◆ GOAL ◆
Begin at the first line of the data and copy each line through the one containing "import * as", that line included, with no pictures.

◆ DATA EXTRACT ◆
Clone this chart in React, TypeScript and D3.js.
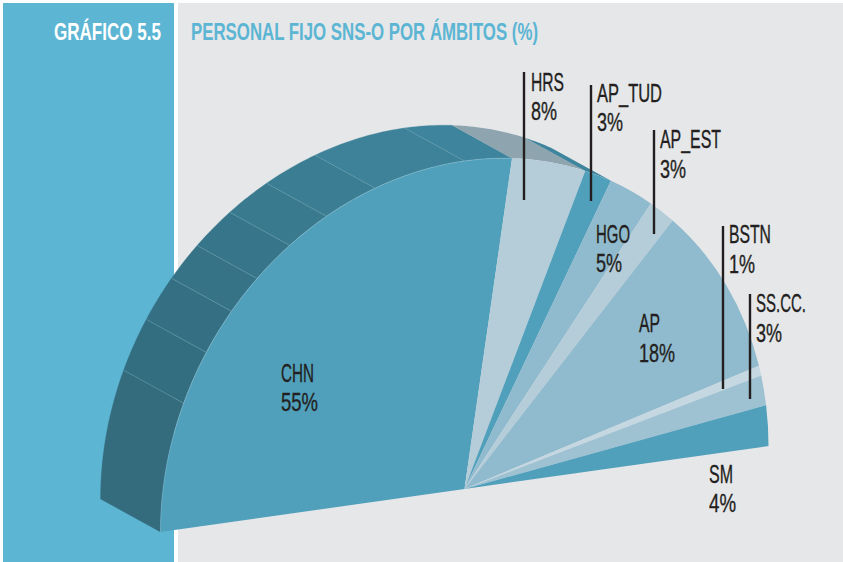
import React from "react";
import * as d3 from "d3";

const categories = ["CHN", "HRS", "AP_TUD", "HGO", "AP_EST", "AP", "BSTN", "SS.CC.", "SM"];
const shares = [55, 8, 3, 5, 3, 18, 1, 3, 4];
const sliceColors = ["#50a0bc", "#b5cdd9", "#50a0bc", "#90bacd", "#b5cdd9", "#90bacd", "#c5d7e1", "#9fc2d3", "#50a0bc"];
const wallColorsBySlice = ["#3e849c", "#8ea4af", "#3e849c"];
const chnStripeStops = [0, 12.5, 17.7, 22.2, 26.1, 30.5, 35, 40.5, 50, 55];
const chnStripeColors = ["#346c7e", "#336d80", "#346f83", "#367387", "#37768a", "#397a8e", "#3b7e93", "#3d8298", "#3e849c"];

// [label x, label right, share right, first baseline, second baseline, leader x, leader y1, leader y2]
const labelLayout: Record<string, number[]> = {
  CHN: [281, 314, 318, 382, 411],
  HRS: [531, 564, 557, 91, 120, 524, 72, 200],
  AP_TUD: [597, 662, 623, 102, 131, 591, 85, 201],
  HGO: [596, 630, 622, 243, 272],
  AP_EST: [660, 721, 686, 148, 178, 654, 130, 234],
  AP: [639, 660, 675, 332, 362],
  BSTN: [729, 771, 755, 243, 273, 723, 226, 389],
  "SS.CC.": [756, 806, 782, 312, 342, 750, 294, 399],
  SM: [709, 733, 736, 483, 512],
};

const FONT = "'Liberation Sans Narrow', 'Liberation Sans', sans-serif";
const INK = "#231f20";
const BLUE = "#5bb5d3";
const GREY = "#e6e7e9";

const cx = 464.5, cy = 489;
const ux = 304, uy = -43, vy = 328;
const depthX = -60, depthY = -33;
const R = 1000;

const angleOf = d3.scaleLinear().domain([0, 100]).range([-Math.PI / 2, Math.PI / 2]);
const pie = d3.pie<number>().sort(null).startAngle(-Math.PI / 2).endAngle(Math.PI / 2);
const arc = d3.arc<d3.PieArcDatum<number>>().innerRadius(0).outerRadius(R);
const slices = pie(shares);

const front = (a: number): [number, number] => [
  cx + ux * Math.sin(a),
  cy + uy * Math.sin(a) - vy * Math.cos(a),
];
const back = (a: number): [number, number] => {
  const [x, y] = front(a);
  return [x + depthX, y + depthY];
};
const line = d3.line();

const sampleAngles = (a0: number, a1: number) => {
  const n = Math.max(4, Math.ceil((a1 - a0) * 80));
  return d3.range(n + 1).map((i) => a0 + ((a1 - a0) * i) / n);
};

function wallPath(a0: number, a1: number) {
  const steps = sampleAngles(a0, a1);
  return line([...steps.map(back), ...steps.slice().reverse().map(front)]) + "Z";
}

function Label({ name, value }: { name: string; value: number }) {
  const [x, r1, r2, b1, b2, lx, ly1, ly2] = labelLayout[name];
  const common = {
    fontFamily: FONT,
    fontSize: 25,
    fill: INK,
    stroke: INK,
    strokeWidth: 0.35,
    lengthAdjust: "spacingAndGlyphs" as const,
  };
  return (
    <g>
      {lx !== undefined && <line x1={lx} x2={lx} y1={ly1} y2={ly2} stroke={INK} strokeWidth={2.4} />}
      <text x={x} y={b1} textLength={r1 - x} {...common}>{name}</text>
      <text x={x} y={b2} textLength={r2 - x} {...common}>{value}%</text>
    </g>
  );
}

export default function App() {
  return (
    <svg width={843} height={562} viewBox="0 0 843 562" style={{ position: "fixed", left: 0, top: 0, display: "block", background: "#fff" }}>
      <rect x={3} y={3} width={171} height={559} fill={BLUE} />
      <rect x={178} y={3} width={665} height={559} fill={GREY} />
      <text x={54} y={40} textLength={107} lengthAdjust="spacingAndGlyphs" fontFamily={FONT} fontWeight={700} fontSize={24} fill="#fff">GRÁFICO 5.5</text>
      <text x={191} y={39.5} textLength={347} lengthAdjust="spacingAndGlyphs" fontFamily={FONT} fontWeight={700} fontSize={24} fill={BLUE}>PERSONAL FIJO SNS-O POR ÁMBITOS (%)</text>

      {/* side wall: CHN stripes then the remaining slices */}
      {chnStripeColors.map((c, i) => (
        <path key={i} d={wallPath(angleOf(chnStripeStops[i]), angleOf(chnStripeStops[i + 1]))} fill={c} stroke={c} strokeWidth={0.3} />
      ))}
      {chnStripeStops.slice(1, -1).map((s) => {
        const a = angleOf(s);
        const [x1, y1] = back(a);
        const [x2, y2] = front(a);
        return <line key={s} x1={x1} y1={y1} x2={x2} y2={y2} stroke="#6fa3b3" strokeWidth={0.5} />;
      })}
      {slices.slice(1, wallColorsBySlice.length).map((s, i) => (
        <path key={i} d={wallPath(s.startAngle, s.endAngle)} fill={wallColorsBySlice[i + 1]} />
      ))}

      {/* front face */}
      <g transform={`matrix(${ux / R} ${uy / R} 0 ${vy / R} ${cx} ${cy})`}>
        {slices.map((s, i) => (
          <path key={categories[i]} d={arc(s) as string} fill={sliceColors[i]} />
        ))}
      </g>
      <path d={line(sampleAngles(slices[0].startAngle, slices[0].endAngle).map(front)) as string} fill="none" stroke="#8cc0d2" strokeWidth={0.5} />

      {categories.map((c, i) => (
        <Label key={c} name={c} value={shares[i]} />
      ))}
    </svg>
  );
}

◆ SOLUTION TO THIS TASK ◆
Clone this chart in React, TypeScript and D3.js.
import React from "react";
import * as d3 from "d3";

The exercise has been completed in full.